}

Nigeria’s aviation regulator has stepped back from immediate enforcement of its controversial “No Pay, No Service” action against indebted domestic airlines, but the latest decision is best understood as a pause, not a pardon.

The Nigeria Civil Aviation Authority said the enforcement has been “temporarily suspended” after consultations with stakeholders and a review of the harsh operating environment, especially the surge in Jet A1 costs.

It also stressed that the move “does not represent a cancellation, waiver, or forgiveness” of outstanding debts.  

The reversal came after the NCAA had circulated an internal memo dated May 22, 2026, placing 11 domestic operators on a “No Pay No Service” list and warning staff not to render further regulatory services until the airlines cleared their financial obligations.

The affected names included Air Peace, Ibom Air, Arik Air, United Nigeria Airlines, NG Eagle, Max Air, Caverton Helicopters, Overland Airways, Rano Air, ValueJet and Umza Air. A Guardian report said a source close to the regulator estimated the collective debt burden at about N12 billion.  

This is the real tension at the heart of the story.

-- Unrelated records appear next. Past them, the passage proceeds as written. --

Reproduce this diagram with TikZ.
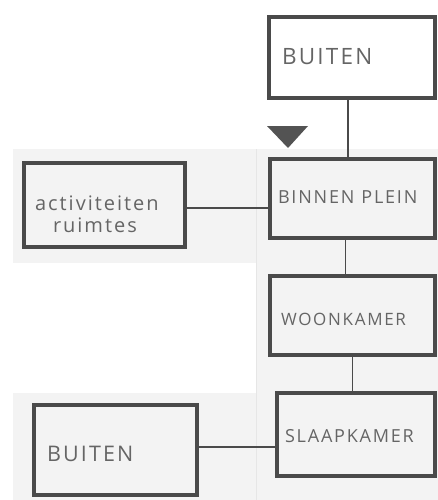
\documentclass[tikz,border=0pt]{standalone}
\usepackage{fontspec}
\newfontfamily\hand[LetterSpace=10]{Open Sans}
\newcommand\sz[1]{\fontsize{#1}{#1}\selectfont}
\definecolor{ink}{HTML}{4A4A4A}
\definecolor{paper}{HTML}{F3F3F3}
\definecolor{seam}{HTML}{E6E6E6}
\usetikzlibrary{positioning}

\begin{document}
\begin{tikzpicture}[x=1pt,y=-1pt,
  font=\hand, text=ink!85,
  b/.style={draw=ink,line width=4.5pt,align=left,inner xsep=13pt,inner ysep=0pt,text depth=0pt},
  l/.style={draw=ink,line width=1.4pt}]
\useasboundingbox (0,0) rectangle (438,500);
% paper panels
\fill[paper] (13,149) rectangle (438,263);
\fill[paper] (256,263) rectangle (438,393);
\fill[paper] (13,393) rectangle (438,500);
\draw[seam,line width=0.8pt] (256,149) -- (256,500);
% rooms
\node[b,text width=140pt,minimum height=81pt,text height=15pt] (buiten) at (352,57.5) {\sz{22.5}BUITEN};
\node[b,text width=149pt,minimum height=79pt,text height=9pt,inner xsep=8pt] (plein) at (352.5,198.5) {\sz{18}BINNEN\hspace{7pt}PLEIN};
\node[b,text width=139pt,minimum height=84pt,text height=10pt,inner xsep=11pt] (activ) at (104.5,205) {\sz{20}activiteiten\\[7pt]\hspace{18pt}ruimtes};
\node[b,text width=143pt,minimum height=79pt,text height=19pt,inner xsep=11pt] (woon) at (352.5,315.5) {\sz{17}WOONKAMER};
\node[b,text width=142pt,minimum height=83pt,text height=15pt,inner xsep=8pt] (slaap) at (356,434.5) {\sz{18}SLAAPKAMER};
\node[b,text width=137pt,minimum height=90pt,text height=22pt] (buiten2) at (115.5,450) {\sz{21.5}BUITEN};
% entrance
\fill[ink!95] (267,126) -- (308,126) -- (288,148) -- cycle;
% links
\draw[l] ([xshift=-4pt]buiten.south) -- ([xshift=-4pt]buiten.south |- plein.north);
\draw[l] ([xshift=-7pt]plein.south) -- ([xshift=-7pt]plein.south |- woon.north);
\draw[l] (woon.south) -- (woon.south |- slaap.north);
\draw[l] ([yshift=-3pt]activ.east) -- ([yshift=-3pt]activ.east -| plein.west);
\draw[l] ([yshift=3pt]buiten2.east) -- ([yshift=3pt]buiten2.east -| slaap.west);
\end{tikzpicture}
\end{document}
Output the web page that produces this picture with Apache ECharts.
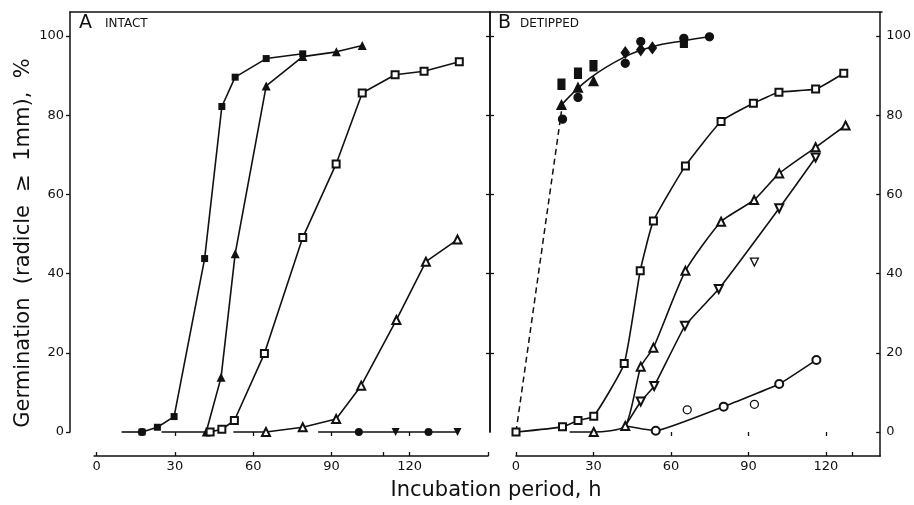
<!DOCTYPE html>
<html><head><meta charset="utf-8">
<script src="https://cdn.jsdelivr.net/npm/echarts@6/dist/echarts.min.js"></script>
<style>html,body{margin:0;background:#fff}#c{width:914px;height:505px}</style>
</head><body><div id="c"></div>
<script>
// ---------- DATA (hours, % germination) ----------
const xTickLabels = [0, 30, 60, 90, 120];
const yTickLabels = [0, 20, 40, 60, 80, 100];

// Panel A: intact
const A_filledSquare   = [[17.4,0],[23.3,1.2],[29.7,3.9],[41.4,43.8],[48.0,82.2],[53.1,89.6],[65.0,94.3],[79.0,95.5]];
const A_filledTriangle = [[24.9,0],[42.0,0],[47.7,13.8],[53.1,45.0],[65.0,87.4],[79.0,94.8],[91.9,96.0],[101.8,97.6]];
const A_openSquare     = [[43.5,0],[48.0,0.7],[52.8,2.9],[64.3,19.8],[79.0,49.1],[91.8,67.7],[101.8,85.6],[114.4,90.2],[125.5,91.1],[139.0,93.5]];
const A_openTriangle   = [[52.4,0],[64.9,0],[79.0,1.2],[91.8,3.3],[101.4,11.7],[114.9,28.3],[126.2,43.0],[138.3,48.6]];
const A_zeroEarly      = [[9.6,0],[17.4,0]];
const A_zeroLate       = [[84.9,0],[100.5,0],[114.6,0],[127.2,0],[138.3,0]];

// Panel B: detipped
const B_dashed         = [[0,0],[17.6,81.0]];
const B_filledCurve    = [[17.6,82.6],[28.5,89.3],[42.3,94.8],[52.8,97.3],[65.0,98.8],[74.9,99.8]];
const B_filledCircle   = [[18.0,79.0],[24.0,84.5],[42.3,93.1],[48.3,98.6],[65.0,99.4],[74.9,99.8]];
const B_filledTriangle = [[17.6,82.6],[24.0,87.0],[30.0,88.6]];
const B_filledSquare   = [[17.6,87.8],[24.0,90.6],[30.0,92.5],[65.0,98.4]];
const B_filledDiamond  = [[42.3,95.8],[48.3,96.5],[52.8,97.0]];
const B_openSquare     = [[0,0],[18.0,1.3],[24.0,2.9],[30.1,4.0],[41.9,17.3],[48.1,40.7],[53.2,53.3],[65.6,67.2],[79.4,78.4],[91.9,83.0],[101.8,85.8],[116.0,86.6],[126.9,90.6]];
const B_openTriangle   = [[20.8,0],[30.1,0],[42.3,1.5],[48.3,16.5],[53.2,21.3],[65.6,40.7],[79.4,53.1],[92.2,58.6],[101.9,65.3],[116.0,71.9],[127.6,77.4]];
const B_openDown       = [[42.3,1.5],[48.3,7.7],[53.5,11.6],[65.4,26.8],[78.5,36.1],[101.9,56.5],[116.0,69.3]];
const B_openDownExtra  = [[92.3,42.9]];
const B_openCircle     = [[42.3,1.5],[54.1,0.3],[80.4,6.4],[101.9,12.1],[116.3,18.2]];
const B_openCircleExtra= [[66.3,5.6],[92.3,7.0]];

// ---------- STYLE / LAYOUT ----------
const FONT = '"DejaVu Sans", Lato, sans-serif';
const INK = '#111';
const AX = {color: INK, width: 1.5};
const Y0 = -6.06, Y1 = 106.06;

function hideFirst(d){ return d.map((p,i)=> i===0 ? {value:p, symbol:'none'} : p); }
function symbolsFor(d, list){ return d.map((p,i)=> list[i]==='none' ? {value:p, symbol:'none'} :
  (list[i]==='down' ? {value:p, symbol:'triangle', symbolRotate:180} : {value:p, symbol:list[i]})); }

function ln(data, xi, yi, symbol, extra){
  return Object.assign({
    type:'line', xAxisIndex:xi, yAxisIndex:yi, data:data, symbol:symbol, symbolSize:7,
    showAllSymbol:true, clip:false, animation:false,
    lineStyle:{color:INK, width:1.6}, itemStyle:{color:INK, borderWidth:1.3, opacity:1}, z:3
  }, extra||{});
}
function sc(data, xi, yi, symbol, size, extra){
  return Object.assign({
    type:'scatter', xAxisIndex:xi, yAxisIndex:yi, data:data, symbol:symbol, symbolSize:size,
    clip:false, animation:false, itemStyle:{color:INK, borderColor:INK, borderWidth:1.3, opacity:1}, z:4
  }, extra||{});
}

const tickStyle = {color: INK, width: 1.3};
const labelStyle = {color: INK, fontSize: 13, fontFamily: FONT};

const option = {
  backgroundColor:'#fff',
  animation:false,
  grid:[
    {left:94, top:12, width:394, height:444},
    {left:70, top:12, width:420, height:420},
    {left:516, top:12, width:366, height:444},
    {left:490, top:12, width:392, height:420}
  ],
  xAxis:[
    {gridIndex:0, type:'value', min:-1, max:150, position:'bottom',
     axisLine:{onZero:false, lineStyle:AX},
     axisTick:{inside:true, length:4, customValues:[0,30,60,90,110,120,150], lineStyle:tickStyle},
     axisLabel:Object.assign({customValues:xTickLabels, margin:4}, labelStyle), splitLine:{show:false}},
    {gridIndex:0, type:'value', min:-1, max:150, position:'top',
     axisLine:{show:false}, axisTick:{inside:true, length:4, customValues:[30,60,90,120], lineStyle:tickStyle},
     axisLabel:{show:false}, splitLine:{show:false}},
    {gridIndex:1, type:'value', min:0, max:1, position:'top',
     axisLine:{onZero:false, lineStyle:AX}, axisTick:{show:false}, axisLabel:{show:false}, splitLine:{show:false}},
    {gridIndex:2, type:'value', min:0, max:141, position:'bottom',
     axisLine:{onZero:false, lineStyle:AX},
     axisTick:{inside:true, length:4, customValues:[0,30,60,90,120,130], lineStyle:tickStyle},
     axisLabel:Object.assign({customValues:xTickLabels, margin:4}, labelStyle), splitLine:{show:false}},
    {gridIndex:2, type:'value', min:0, max:141, position:'top',
     axisLine:{show:false}, axisTick:{inside:true, length:4, customValues:[30,60,90,120], lineStyle:tickStyle},
     axisLabel:{show:false}, splitLine:{show:false}},
    {gridIndex:3, type:'value', min:0, max:1, position:'top',
     axisLine:{onZero:false, lineStyle:AX}, axisTick:{show:false}, axisLabel:{show:false}, splitLine:{show:false}}
  ],
  yAxis:[
    {gridIndex:0, type:'value', min:Y0, max:Y1, show:false},
    {gridIndex:1, type:'value', min:0, max:Y1, position:'left',
     axisLine:{show:true, onZero:false, lineStyle:AX},
     axisTick:{show:true, inside:false, length:4, customValues:yTickLabels, lineStyle:tickStyle},
     axisLabel:Object.assign({customValues:yTickLabels, margin:6}, labelStyle), splitLine:{show:false}},
    {gridIndex:1, type:'value', min:0, max:Y1, position:'right',
     axisLine:{show:true, onZero:false, lineStyle:AX},
     axisTick:{show:true, inside:true, length:4, customValues:[20,40,60,80,100], lineStyle:tickStyle},
     axisLabel:{show:false}, splitLine:{show:false}},
    {gridIndex:2, type:'value', min:Y0, max:Y1, position:'right',
     axisLine:{show:true, onZero:false, lineStyle:AX},
     axisTick:{show:true, inside:true, length:4, customValues:yTickLabels, lineStyle:tickStyle},
     axisLabel:Object.assign({customValues:yTickLabels, margin:6}, labelStyle), splitLine:{show:false}},
    {gridIndex:3, type:'value', min:0, max:Y1, position:'left',
     axisLine:{show:true, onZero:false, lineStyle:AX},
     axisTick:{show:true, inside:true, length:4, customValues:[20,40,60,80,100], lineStyle:tickStyle},
     axisLabel:{show:false}, splitLine:{show:false}}
  ],
  graphic:[
    {type:'text', x:79, y:23, style:{text:'A', fontSize:19, fontFamily:FONT, fill:INK, verticalAlign:'middle'}},
    {type:'text', x:105, y:24, style:{text:'INTACT', fontSize:12, fontFamily:FONT, fill:INK, verticalAlign:'middle'}},
    {type:'text', x:498, y:23, style:{text:'B', fontSize:19, fontFamily:FONT, fill:INK, verticalAlign:'middle'}},
    {type:'text', x:520, y:24, style:{text:'DETIPPED', fontSize:12, fontFamily:FONT, fill:INK, verticalAlign:'middle'}},
    {type:'text', x:24, y:243, rotation:Math.PI/2,
     style:{text:'Germination  (radicle  \u2265  1mm),  %', fontSize:21, fontFamily:FONT, fill:INK, align:'center', verticalAlign:'middle'}},
    {type:'text', x:496, y:491,
     style:{text:'Incubation period, h', fontSize:21, fontFamily:FONT, fill:INK, align:'center', verticalAlign:'middle'}}
  ],
  series:[
    // Panel A
    ln(A_zeroEarly, 0, 0, 'circle', {data:symbolsFor(A_zeroEarly, ['none','circle']), symbolSize:8}),
    ln(A_zeroLate, 0, 0, 'circle', {data:symbolsFor(A_zeroLate, ['none','circle','down','circle','down']), symbolSize:8}),
    ln(hideFirst(A_filledTriangle), 0, 0, 'triangle', {symbolSize:9}),
    ln(A_filledSquare, 0, 0, 'rect', {symbolSize:7}),
    ln(A_openSquare, 0, 0, 'emptyRect', {symbolSize:7}),
    ln(hideFirst(A_openTriangle), 0, 0, 'emptyTriangle', {symbolSize:8}),
    // Panel B
    ln(B_dashed, 3, 3, 'none', {lineStyle:{color:INK, width:1.5, type:[6,4]}}),
    ln(B_filledCurve, 3, 3, 'none', {smooth:0.4}),
    sc(B_filledSquare, 3, 3, 'rect', [7,10]),
    sc(B_filledTriangle, 3, 3, 'triangle', 9),
    sc(B_filledDiamond, 3, 3, 'diamond', [8,11]),
    sc(B_filledCircle, 3, 3, 'circle', 8),
    ln(B_openSquare, 3, 3, 'emptyRect', {symbolSize:7, smooth:0.15}),
    ln(hideFirst(B_openTriangle), 3, 3, 'emptyTriangle', {symbolSize:8, smooth:0.2}),
    ln(hideFirst(B_openDown), 3, 3, 'emptyTriangle', {symbolSize:8, symbolRotate:180, smooth:0.1}),
    sc(B_openDownExtra, 3, 3, 'triangle', 8, {symbolRotate:180, itemStyle:{color:'#fff', borderColor:INK, borderWidth:1.3, opacity:1}}),
    ln(hideFirst(B_openCircle), 3, 3, 'emptyCircle', {symbolSize:8, smooth:0.1}),
    sc(B_openCircleExtra, 3, 3, 'circle', 8, {itemStyle:{color:'#fff', borderColor:INK, borderWidth:1.3, opacity:1}})
  ]
};
const chart = echarts.init(document.getElementById('c'), null, {renderer:'canvas'});
chart.setOption(option);
</script></body></html>
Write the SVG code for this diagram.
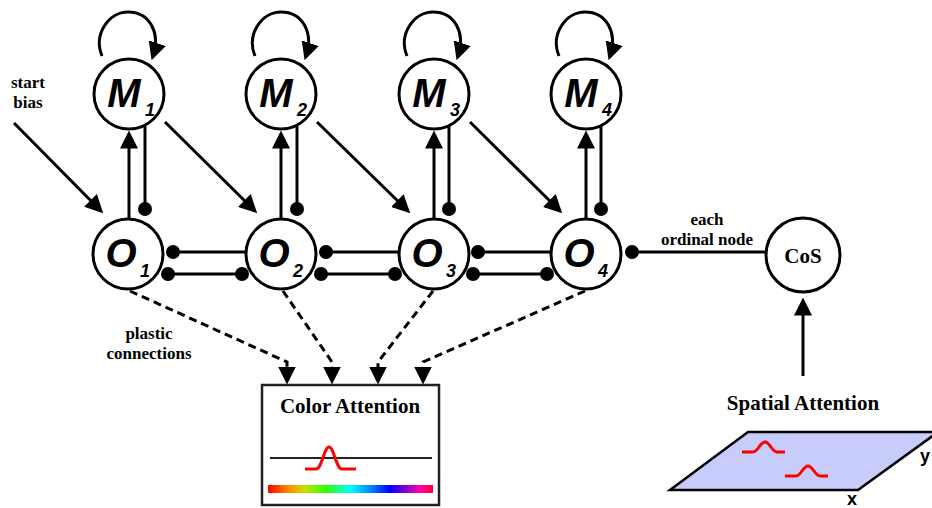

On one side is the regulator’s legal and financial duty to recover statutory remittances. On the other is an airline industry already under severe pressure from foreign exchange volatility, maintenance costs, insurance bills and the punishing rise in aviation fuel prices.

Reuters reported in April that Nigerian airlines warned they could no longer continue operations without raising ticket prices after Jet A1 prices rose sharply, with the minister describing the talks that followed as an attempt to secure a “fair and reasonable” fuel price.  

The government had already moved to ease the pain before this latest NCAA climbdown.

Reuters reported on April 22 and 23 that President Bola Tinubu agreed in principle to write off part of domestic airlines’ debts to aviation agencies, later approving a 30 per cent relief on those debts and ordering fresh talks on fuel pricing within 72 hours.

That relief package was presented as a stabilising measure, not a blanket amnesty, and it formed part of a broader effort to avert sector-wide disruption.  

What makes the NCAA’s position politically and commercially sensitive is its insistence that the ticket and cargo levy is not airline income.

The regulator said the 5 per cent Ticket and Cargo Sales Charge is a statutory requirement under the Civil Aviation Act, collected by airlines at the point of ticket and cargo sales and shared across the aviation ecosystem.

It also said the Authority operates on a cost-recovery basis and does not receive direct federal funding for day-to-day regulatory work. In the NCAA’s own words, the funds are “critical” to sustaining oversight functions.  

That argument is central to why the regulator has not dropped the matter entirely. The NCAA is effectively saying that airlines cannot keep the money collected from passengers and cargo clients, then plead financial hardship when the remittance falls due.

At the same time, the Authority appears to have accepted that pushing full enforcement immediately, in the present climate, could deepen instability rather than cure it.

That is why it described the suspension as a “calibrated step” aimed at maintaining operational stability while structured engagements continue toward settlement.  

The likely result is a familiar Nigerian compromise: pressure without immediate shutdown, compliance without total confrontation.

For airlines, the message is clear. The NCAA is not conceding the debt argument, and the relief is temporary.

For passengers, the relief may be limited too, because the same fuel crisis and cost inflation that forced this pause are still shaping fares, schedules and service reliability across the domestic market.

Reuters noted that authorities have also capped jet fuel prices and allowed credit purchases in a further attempt to avert disruptions, underscoring how fragile the sector has become.  

The bigger question now is whether the industry can move from emergency intervention to durable reform.

Unless the sector gets a firmer handle on fuel pricing, foreign exchange exposure, statutory remittances and the wider tax and levy burden, Nigeria’s aviation crisis will keep returning in different forms.

The NCAA may have suspended enforcement for now, but the underlying dispute over money, survival and regulatory power is still very much alive.